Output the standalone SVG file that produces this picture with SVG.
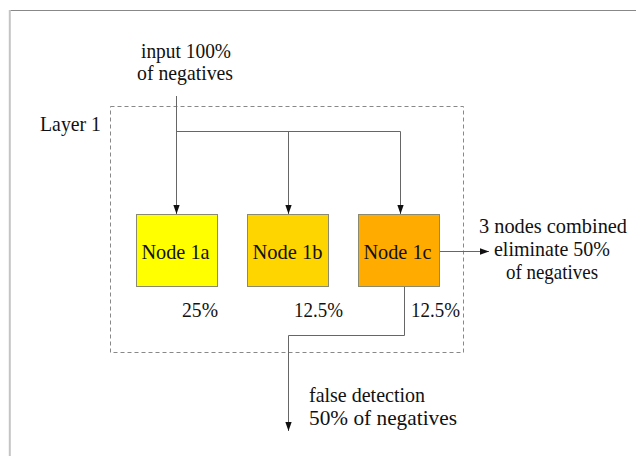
<svg xmlns="http://www.w3.org/2000/svg" width="636" height="456" viewBox="0 0 636 456">
  <style>
    text { font-family: "Liberation Serif", "Times New Roman", serif; font-size: 21px; fill: #111; }
    .mid { text-anchor: middle; }
    .node { stroke: #8a8a70; stroke-width: 1; }
    .wire { fill: none; stroke: #666; stroke-width: 1; }
  </style>
  <defs>
    <marker id="arrow" viewBox="0 0 10 10" refX="10" refY="5" markerWidth="9" markerHeight="9" markerUnits="userSpaceOnUse" orient="auto">
      <path d="M0,1.5 L10,5 L0,8.5 Z" fill="#111"/>
    </marker>
  </defs>

  <rect width="636" height="456" fill="#fff"/>

  <!-- page frame -->
  <line x1="9" y1="10.5" x2="636" y2="10.5" stroke="#888" stroke-width="1.2"/>
  <line x1="9.8" y1="10" x2="9.8" y2="456" stroke="#c4c4c4" stroke-width="2"/>

  <!-- layer boundary -->
  <g id="layer1">
    <rect x="110.5" y="106.5" width="353" height="246" fill="none" stroke="#888" stroke-width="1" stroke-dasharray="4,3"/>
    <text x="40" y="131" textLength="61" lengthAdjust="spacingAndGlyphs">Layer 1</text>
  </g>

  <g id="connectors">
    <path class="wire" d="M176.5,96 V214" marker-end="url(#arrow)"/>
    <path class="wire" d="M176.5,131.5 H400.5 V214"/>
    <path class="wire" d="M288.5,131.5 V214" marker-end="url(#arrow)"/>
    <path class="wire" d="M400.5,180 V214" marker-end="url(#arrow)"/>
    <path class="wire" d="M440,251.5 H489" marker-end="url(#arrow)"/>
    <path class="wire" d="M404.5,287 V335.5 H288.5 V431" marker-end="url(#arrow)"/>
  </g>

  <g id="input">
    <text class="mid" x="186" y="58" textLength="90" lengthAdjust="spacingAndGlyphs">input 100%</text>
    <text class="mid" x="185" y="80" textLength="96" lengthAdjust="spacingAndGlyphs">of negatives</text>
  </g>

  <g id="node1a">
    <rect class="node" x="136.5" y="214.5" width="81" height="72" fill="#ffff00"/>
    <text class="mid" x="175.5" y="259" textLength="68" lengthAdjust="spacingAndGlyphs">Node 1a</text>
    <text x="182" y="317" textLength="36" lengthAdjust="spacingAndGlyphs">25%</text>
  </g>

  <g id="node1b">
    <rect class="node" x="247.5" y="214.5" width="81" height="72" fill="#ffd500"/>
    <text class="mid" x="287.5" y="259" textLength="70" lengthAdjust="spacingAndGlyphs">Node 1b</text>
    <text x="294" y="317" textLength="49" lengthAdjust="spacingAndGlyphs">12.5%</text>
  </g>

  <g id="node1c">
    <rect class="node" x="358.5" y="214.5" width="81" height="72" fill="#ffab00"/>
    <text class="mid" x="397.5" y="259" textLength="68" lengthAdjust="spacingAndGlyphs">Node 1c</text>
    <text x="411" y="317" textLength="49" lengthAdjust="spacingAndGlyphs">12.5%</text>
  </g>

  <g id="combined">
    <text class="mid" x="553" y="233" textLength="148" lengthAdjust="spacingAndGlyphs">3 nodes combined</text>
    <text class="mid" x="552" y="256" textLength="116" lengthAdjust="spacingAndGlyphs">eliminate 50%</text>
    <text class="mid" x="552" y="279" textLength="92" lengthAdjust="spacingAndGlyphs">of negatives</text>
  </g>

  <g id="false-detection">
    <text x="309" y="402" textLength="116" lengthAdjust="spacingAndGlyphs">false detection</text>
    <text x="309" y="425" textLength="148" lengthAdjust="spacingAndGlyphs">50% of negatives</text>
  </g>
</svg>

THE EXERCISE:
The data above should be repeated exactly, minus any pictures.

RESPONSE FOR THIS EXERCISE:
Output the standalone SVG file that produces this picture with SVG.
<svg xmlns="http://www.w3.org/2000/svg" width="636" height="456" viewBox="0 0 636 456">
  <style>
    text { font-family: "Liberation Serif", "Times New Roman", serif; font-size: 21px; fill: #111; }
    .mid { text-anchor: middle; }
    .node { stroke: #8a8a70; stroke-width: 1; }
    .wire { fill: none; stroke: #666; stroke-width: 1; }
  </style>
  <defs>
    <marker id="arrow" viewBox="0 0 10 10" refX="10" refY="5" markerWidth="9" markerHeight="9" markerUnits="userSpaceOnUse" orient="auto">
      <path d="M0,1.5 L10,5 L0,8.5 Z" fill="#111"/>
    </marker>
  </defs>

  <rect width="636" height="456" fill="#fff"/>

  <!-- page frame -->
  <line x1="9" y1="10.5" x2="636" y2="10.5" stroke="#888" stroke-width="1.2"/>
  <line x1="9.8" y1="10" x2="9.8" y2="456" stroke="#c4c4c4" stroke-width="2"/>

  <!-- layer boundary -->
  <g id="layer1">
    <rect x="110.5" y="106.5" width="353" height="246" fill="none" stroke="#888" stroke-width="1" stroke-dasharray="4,3"/>
    <text x="40" y="131" textLength="61" lengthAdjust="spacingAndGlyphs">Layer 1</text>
  </g>

  <g id="connectors">
    <path class="wire" d="M176.5,96 V214" marker-end="url(#arrow)"/>
    <path class="wire" d="M176.5,131.5 H400.5 V214"/>
    <path class="wire" d="M288.5,131.5 V214" marker-end="url(#arrow)"/>
    <path class="wire" d="M400.5,180 V214" marker-end="url(#arrow)"/>
    <path class="wire" d="M440,251.5 H489" marker-end="url(#arrow)"/>
    <path class="wire" d="M404.5,287 V335.5 H288.5 V431" marker-end="url(#arrow)"/>
  </g>

  <g id="input">
    <text class="mid" x="186" y="58" textLength="90" lengthAdjust="spacingAndGlyphs">input 100%</text>
    <text class="mid" x="185" y="80" textLength="96" lengthAdjust="spacingAndGlyphs">of negatives</text>
  </g>

  <g id="node1a">
    <rect class="node" x="136.5" y="214.5" width="81" height="72" fill="#ffff00"/>
    <text class="mid" x="175.5" y="259" textLength="68" lengthAdjust="spacingAndGlyphs">Node 1a</text>
    <text x="182" y="317" textLength="36" lengthAdjust="spacingAndGlyphs">25%</text>
  </g>

  <g id="node1b">
    <rect class="node" x="247.5" y="214.5" width="81" height="72" fill="#ffd500"/>
    <text class="mid" x="287.5" y="259" textLength="70" lengthAdjust="spacingAndGlyphs">Node 1b</text>
    <text x="294" y="317" textLength="49" lengthAdjust="spacingAndGlyphs">12.5%</text>
  </g>

  <g id="node1c">
    <rect class="node" x="358.5" y="214.5" width="81" height="72" fill="#ffab00"/>
    <text class="mid" x="397.5" y="259" textLength="68" lengthAdjust="spacingAndGlyphs">Node 1c</text>
    <text x="411" y="317" textLength="49" lengthAdjust="spacingAndGlyphs">12.5%</text>
  </g>

  <g id="combined">
    <text class="mid" x="553" y="233" textLength="148" lengthAdjust="spacingAndGlyphs">3 nodes combined</text>
    <text class="mid" x="552" y="256" textLength="116" lengthAdjust="spacingAndGlyphs">eliminate 50%</text>
    <text class="mid" x="552" y="279" textLength="92" lengthAdjust="spacingAndGlyphs">of negatives</text>
  </g>

  <g id="false-detection">
    <text x="309" y="402" textLength="116" lengthAdjust="spacingAndGlyphs">false detection</text>
    <text x="309" y="425" textLength="148" lengthAdjust="spacingAndGlyphs">50% of negatives</text>
  </g>
</svg>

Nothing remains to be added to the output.